- **EXERCISE OBJECTIVE**
Extract the lines that hold the string "this".
↓
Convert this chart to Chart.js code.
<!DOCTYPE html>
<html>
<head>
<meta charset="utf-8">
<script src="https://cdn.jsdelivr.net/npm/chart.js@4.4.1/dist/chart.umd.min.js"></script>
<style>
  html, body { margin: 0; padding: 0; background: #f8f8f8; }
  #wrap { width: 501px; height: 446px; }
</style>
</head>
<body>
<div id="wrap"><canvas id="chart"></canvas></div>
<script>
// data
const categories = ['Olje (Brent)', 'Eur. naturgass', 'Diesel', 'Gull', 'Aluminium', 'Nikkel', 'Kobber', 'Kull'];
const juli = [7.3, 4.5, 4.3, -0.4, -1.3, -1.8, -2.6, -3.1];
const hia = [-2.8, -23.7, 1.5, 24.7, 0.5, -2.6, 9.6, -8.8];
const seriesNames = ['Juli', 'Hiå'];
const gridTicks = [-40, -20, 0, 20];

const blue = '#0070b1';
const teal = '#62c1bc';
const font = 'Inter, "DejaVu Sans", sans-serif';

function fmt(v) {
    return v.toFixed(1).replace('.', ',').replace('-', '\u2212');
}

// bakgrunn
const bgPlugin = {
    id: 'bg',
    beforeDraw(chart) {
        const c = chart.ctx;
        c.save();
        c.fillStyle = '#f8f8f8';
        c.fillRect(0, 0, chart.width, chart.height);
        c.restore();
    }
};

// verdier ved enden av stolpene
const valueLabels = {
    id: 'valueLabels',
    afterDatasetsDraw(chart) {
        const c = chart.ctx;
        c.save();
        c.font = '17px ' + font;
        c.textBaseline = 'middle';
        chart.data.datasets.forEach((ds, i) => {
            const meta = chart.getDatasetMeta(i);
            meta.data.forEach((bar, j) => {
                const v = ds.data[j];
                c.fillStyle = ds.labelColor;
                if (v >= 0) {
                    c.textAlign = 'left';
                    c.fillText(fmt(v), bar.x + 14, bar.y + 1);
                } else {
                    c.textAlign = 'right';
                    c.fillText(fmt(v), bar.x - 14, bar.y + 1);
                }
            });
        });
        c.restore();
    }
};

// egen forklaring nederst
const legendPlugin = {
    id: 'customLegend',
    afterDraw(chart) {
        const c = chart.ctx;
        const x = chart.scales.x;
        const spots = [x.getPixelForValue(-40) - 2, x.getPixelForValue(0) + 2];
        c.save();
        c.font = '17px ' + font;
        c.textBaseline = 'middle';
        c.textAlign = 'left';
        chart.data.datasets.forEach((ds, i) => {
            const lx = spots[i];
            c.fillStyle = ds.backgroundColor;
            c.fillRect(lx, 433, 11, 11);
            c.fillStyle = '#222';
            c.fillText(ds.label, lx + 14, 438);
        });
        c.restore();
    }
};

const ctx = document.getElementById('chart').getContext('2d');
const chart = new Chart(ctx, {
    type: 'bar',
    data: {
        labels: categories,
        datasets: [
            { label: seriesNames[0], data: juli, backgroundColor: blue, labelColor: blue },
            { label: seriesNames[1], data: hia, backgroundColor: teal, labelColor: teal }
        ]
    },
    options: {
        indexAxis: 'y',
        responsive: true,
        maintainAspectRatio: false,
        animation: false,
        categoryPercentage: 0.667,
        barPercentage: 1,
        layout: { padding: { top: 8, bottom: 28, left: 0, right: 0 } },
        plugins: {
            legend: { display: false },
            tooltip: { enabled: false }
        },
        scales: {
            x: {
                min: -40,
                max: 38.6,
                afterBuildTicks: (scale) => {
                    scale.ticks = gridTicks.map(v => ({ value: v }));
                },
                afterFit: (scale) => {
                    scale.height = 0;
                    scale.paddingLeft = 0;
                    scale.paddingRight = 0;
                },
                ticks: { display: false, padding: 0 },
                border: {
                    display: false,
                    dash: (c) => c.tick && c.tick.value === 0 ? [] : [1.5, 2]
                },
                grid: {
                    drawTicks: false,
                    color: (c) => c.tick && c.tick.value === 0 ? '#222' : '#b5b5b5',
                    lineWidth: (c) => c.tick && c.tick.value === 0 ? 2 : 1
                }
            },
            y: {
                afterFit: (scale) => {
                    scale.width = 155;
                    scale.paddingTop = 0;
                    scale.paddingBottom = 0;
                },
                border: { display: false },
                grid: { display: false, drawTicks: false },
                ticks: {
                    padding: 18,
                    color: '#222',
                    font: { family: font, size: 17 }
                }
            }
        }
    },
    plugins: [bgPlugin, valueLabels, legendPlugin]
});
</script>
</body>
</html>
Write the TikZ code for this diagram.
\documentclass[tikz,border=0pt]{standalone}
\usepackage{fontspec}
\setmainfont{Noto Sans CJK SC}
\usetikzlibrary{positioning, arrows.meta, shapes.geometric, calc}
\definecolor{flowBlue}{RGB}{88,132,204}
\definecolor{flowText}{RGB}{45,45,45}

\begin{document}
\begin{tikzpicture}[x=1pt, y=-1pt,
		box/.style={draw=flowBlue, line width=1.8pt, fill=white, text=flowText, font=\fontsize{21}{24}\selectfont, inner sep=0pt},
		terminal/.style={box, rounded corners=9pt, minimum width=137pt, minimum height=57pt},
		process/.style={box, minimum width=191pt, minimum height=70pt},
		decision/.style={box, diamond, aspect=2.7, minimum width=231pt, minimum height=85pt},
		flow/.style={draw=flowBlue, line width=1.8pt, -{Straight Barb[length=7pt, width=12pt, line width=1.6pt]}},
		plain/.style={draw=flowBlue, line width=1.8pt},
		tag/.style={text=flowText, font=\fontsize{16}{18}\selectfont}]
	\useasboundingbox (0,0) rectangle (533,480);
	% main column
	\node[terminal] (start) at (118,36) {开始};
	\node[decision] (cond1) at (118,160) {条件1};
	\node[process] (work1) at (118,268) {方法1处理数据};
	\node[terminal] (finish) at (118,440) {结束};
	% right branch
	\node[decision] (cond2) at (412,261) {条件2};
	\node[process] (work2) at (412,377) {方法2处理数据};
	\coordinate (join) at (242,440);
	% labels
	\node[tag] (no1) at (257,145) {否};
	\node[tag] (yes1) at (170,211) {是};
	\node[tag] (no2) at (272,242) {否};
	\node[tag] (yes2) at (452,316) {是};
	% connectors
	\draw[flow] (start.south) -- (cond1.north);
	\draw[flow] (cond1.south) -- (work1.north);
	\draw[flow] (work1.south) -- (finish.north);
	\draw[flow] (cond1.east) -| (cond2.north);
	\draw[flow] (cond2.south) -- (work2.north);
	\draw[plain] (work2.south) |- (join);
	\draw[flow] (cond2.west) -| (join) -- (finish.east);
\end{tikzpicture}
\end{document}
↑
- **TASK OUTPUT**
Convert this chart to Chart.js code.
Write the TikZ code for this diagram.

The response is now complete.